Creativity and creative ideas don’t spring from nowhere. They need fertile soil to take root in. For us, that means research, insight, and strategy.
Strategy is always the first step in our creative process. When we start work on a brand, whether for an organisation or a campaign, we start with three questions:
Who’s the audience?
What does it need to communicate?
And what is the context – what other brands and messages are competing for the same audience’s attention?
Those three questions guide our research, revealing insights that help us form the idea at the heart of the brand.
There’s a notion that leading with strategy makes the creative work less … creative. That the strategy constrains the creativity, turning something that should be inspired and expressive into something more like painting by numbers.
But ask anyone involved in a creative pursuit and they’ll tell you that constraints and parameters are vital for creativity. There’s nothing less inspiring than a blank canvas.
And while our work is creative, inspiring and expressive, it’s also a commercial service. We commit to delivering it within a certain timeframe to help our clients achieve their goals. Starting with strategy gets us focused as early as possible on what we need to do creatively to achieve those goals.
It means we don’t waste our clients’ time waiting and hoping the muse will inspire us. It gives us a better chance of presenting something that’s right first time. And it streamlines decision-making.
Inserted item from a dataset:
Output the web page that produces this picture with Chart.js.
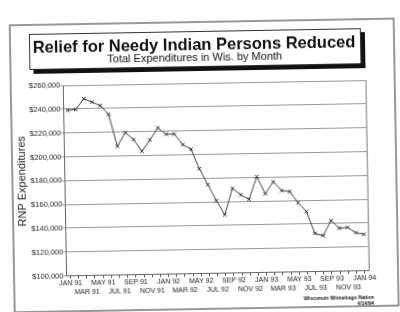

Decisions about creative work can all too easily become about individual reviewers’ personal taste, which can lead to deadlock, followed by dilution of the work to try to please everyone. But when there’s a clear strategy behind the work, the discussion can focus on whether it could deliver on that strategy more powerfully, rather than on the associations it sparks in individual people.
We’re a creative bunch, and we’ve found that this way of working makes the best use of our creativity. Research and insight show us what matters; and instead of spreading ourselves thin, trying to fill an entire blank canvas, we can focus the full force of our creativity on those key elements.